2. Specify the translation file with the -f option and execute it as follows

$ schemard -f db/relation.metadata -f config/locale/ja.yml


## Options

The following command line options can be specified.

* -i, --input-file ... Specify the `schema.rb` file. The default is `db/schema.rb`.
* -o, --output-file ... Specify the file to output layout information. The default is `schema.metadata`.
* -f, -m, --metadata-file ... Specify the file of Relation information file, or translation file. The default is no specification.
* --rdoc, --rdoc-enabled ... It is specified when acquiring meta-information from rdoc-format comment described in `schema.rb`. The default is no specification.
* --parse-db-comment-as ... Specify how to interpret the comment option in the migration information. `name`,`ignore` can be specified. When `name` is specified, the value specified by the comment option is interpreted as a logical name. `ignore` ignores the value of the comment option. The default is `ignore`.
* -l, --log-output ... Specify the log output destination. `stdout`,`stderr`, `<file name>` can be specified. The default is `stdout`.
* -s --silent --no-log-output ... Specify this when you do not want log output.
* -h, -host ... Specify the host name that WebServer listens on. The default is `127.0.0.1`.
* -p, --port ... Specify the port that WebServer listens on. The default is `10080`.

### Sub Command

The following sub-commands can be specified.

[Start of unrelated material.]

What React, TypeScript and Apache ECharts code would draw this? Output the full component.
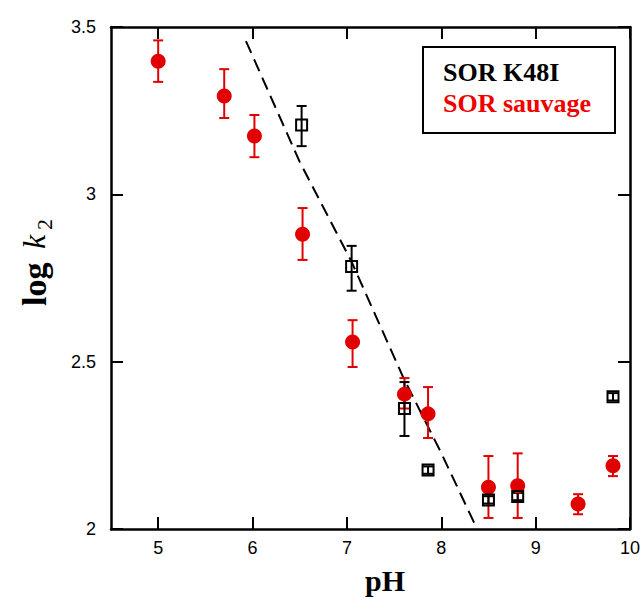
import React, { useEffect, useRef } from "react";
import * as echarts from "echarts";

// SOR sauvage (red, filled circles)
const redPH = [5.0, 5.7, 6.02, 6.53, 7.06, 7.61, 7.86, 8.5, 8.81, 9.45, 9.82];
const redLog = [3.398, 3.294, 3.174, 2.881, 2.559, 2.403, 2.344, 2.125, 2.129, 2.075, 2.189];
const redLow = [3.336, 3.228, 3.111, 2.804, 2.484, 2.36, 2.272, 2.033, 2.033, 2.044, 2.158];
const redHigh = [3.46, 3.374, 3.237, 2.959, 2.624, 2.451, 2.424, 2.218, 2.226, 2.104, 2.218];

// SOR K48I (black, open squares)
const blackPH = [6.52, 7.05, 7.61, 7.86, 8.5, 8.81, 9.82];
const blackLog = [3.207, 2.784, 2.36, 2.176, 2.087, 2.097, 2.395];
const blackLow = [3.144, 2.712, 2.278, 2.165, 2.076, 2.086, 2.384];
const blackHigh = [3.264, 2.846, 2.439, 2.187, 2.098, 2.108, 2.406];

// dashed fit line
const fitPH = [5.93, 6.5, 7.05, 7.6, 8.0, 8.38];
const fitLog = [3.458, 3.097, 2.798, 2.451, 2.227, 2.0];

const xTicks = [5, 6, 7, 8, 9, 10];

const RED = "#e00000";

function errorSeries(ph: number[], lo: number[], hi: number[], color: string, z: number) {
  return {
    type: "custom",
    z,
    clip: true,
    data: ph.map((p, i) => [p, lo[i], hi[i]]),
    encode: { x: 0, y: [1, 2] },
    renderItem: (params: any, api: any) => {
      const x = api.value(0);
      const a = api.coord([x, api.value(1)]);
      const b = api.coord([x, api.value(2)]);
      const w = 5;
      const st = { stroke: color, lineWidth: 2 };
      return {
        type: "group",
        children: [
          { type: "line", shape: { x1: a[0], y1: a[1], x2: b[0], y2: b[1] }, style: st },
          { type: "line", shape: { x1: a[0] - w, y1: a[1], x2: a[0] + w, y2: a[1] }, style: st },
          { type: "line", shape: { x1: b[0] - w, y1: b[1], x2: b[0] + w, y2: b[1] }, style: st },
        ],
      };
    },
  };
}

export default function App() {
  const ref = useRef<HTMLDivElement>(null);
  useEffect(() => {
    if (!ref.current) return;
    const chart = echarts.init(ref.current, null, { renderer: "svg" });
    const axisLine = { show: true, lineStyle: { color: "#000", width: 2.5 } };
    const tick = { show: true, inside: true, length: 12, lineStyle: { color: "#000", width: 2 } };
    const labelFont = { color: "#000", fontSize: 18, fontFamily: "Liberation Sans, Arial, sans-serif" };
    chart.setOption({
      animation: false,
      backgroundColor: "#fff",
      grid: { left: 111, right: 11, top: 27, bottom: 69 },
      xAxis: [
        {
          type: "value",
          min: 4.5,
          max: 10,
          position: "bottom",
          axisLine,
          axisTick: { ...tick, customValues: xTicks },
          axisLabel: { ...labelFont, margin: 10, customValues: xTicks },
          splitLine: { show: false },
        },
        {
          type: "value",
          min: 4.5,
          max: 10,
          position: "top",
          axisLine,
          axisTick: { ...tick, customValues: xTicks },
          axisLabel: { show: false },
          splitLine: { show: false },
        },
      ],
      yAxis: [
        {
          type: "value",
          min: 2,
          max: 3.5,
          interval: 0.5,
          position: "left",
          axisLine,
          axisTick: tick,
          axisLabel: { ...labelFont, margin: 15 },
          splitLine: { show: false },
        },
        {
          type: "value",
          min: 2,
          max: 3.5,
          interval: 0.5,
          position: "right",
          axisLine,
          axisTick: tick,
          axisLabel: { show: false },
          splitLine: { show: false },
        },
      ],
      series: [
        {
          type: "line",
          data: fitPH.map((p, i) => [p, fitLog[i]]),
          showSymbol: false,
          symbol: "none",
          clip: true,
          z: 1,
          lineStyle: { color: "#000", width: 2, type: [13, 7] },
        },
        errorSeries(redPH, redLow, redHigh, RED, 2),
        errorSeries(blackPH, blackLow, blackHigh, "#000", 3),
        {
          type: "scatter",
          z: 4,
          data: redPH.map((p, i) => [p, redLog[i]]),
          symbol: "circle",
          symbolSize: 15,
          itemStyle: { color: RED, opacity: 1 },
        },
        {
          type: "scatter",
          z: 5,
          data: blackPH.map((p, i) => [p, blackLog[i]]),
          symbol: "rect",
          symbolSize: 11,
          itemStyle: { color: "rgba(0,0,0,0)", borderColor: "#000", borderWidth: 2, opacity: 1 },
        },
      ],
      graphic: [
        {
          type: "rect",
          shape: { x: 423, y: 47, width: 192, height: 86 },
          style: { fill: "#fff", stroke: "#000", lineWidth: 2 },
          z: 10,
        },
        {
          type: "text",
          x: 443,
          y: 85,
          z: 11,
          style: {
            text: "SOR K48I",
            fill: "#000",
            font: "bold 26px 'Liberation Serif', 'Times New Roman', serif",
            textVerticalAlign: "bottom",
          },
        },
        {
          type: "text",
          x: 443,
          y: 116,
          z: 11,
          style: {
            text: "SOR sauvage",
            fill: "#f00000",
            font: "bold 26px 'Liberation Serif', 'Times New Roman', serif",
            textVerticalAlign: "bottom",
          },
        },
        {
          type: "text",
          x: 385,
          y: 580,
          style: {
            text: "pH",
            fill: "#000",
            font: "bold 30px 'Liberation Serif', 'Times New Roman', serif",
            textAlign: "center",
            textVerticalAlign: "middle",
          },
        },
        {
          type: "group",
          x: 34,
          y: 306,
          rotation: Math.PI / 2,
          children: [
            {
              type: "text",
              x: 0,
              y: 0,
              style: {
                text: "log",
                fill: "#000",
                font: "bold 34px 'Liberation Serif', 'Times New Roman', serif",
                textVerticalAlign: "middle",
              },
            },
            {
              type: "text",
              x: 57,
              y: 0,
              style: {
                text: "k",
                fill: "#000",
                font: "italic 32px 'Liberation Serif', 'Times New Roman', serif",
                textVerticalAlign: "middle",
              },
            },
            {
              type: "text",
              x: 76,
              y: 10,
              style: {
                text: "2",
                fill: "#000",
                font: "22px 'Liberation Serif', 'Times New Roman', serif",
                textVerticalAlign: "middle",
              },
            },
          ],
        },
      ],
    });
    return () => chart.dispose();
  }, []);
  return (
    <div
      ref={ref}
      style={{ position: "fixed", left: 0, top: 0, width: 643, height: 598 }}
    />
  );
}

* generate-relations ... Extract relation information from model information of Rails application and output it to standard output in YAML format. You can specify the Rails.root directory with the `-d` option (the default is the current directory).

## Configuration

Instead of specifying it with command line options, you can specify options in the configuration file.  
Place the configuration file as `.schemard.config` in the` schemard` command execution directory. The following entries can be specified.

 * input_file
 * output_file
 * metadata_files
 * rdoc_enabled
 * parse_db_comment_as
 * log_output
 * webserver_host
 * webserver_port

If both the setting file and the command line option are specified, the command line option takes precedence.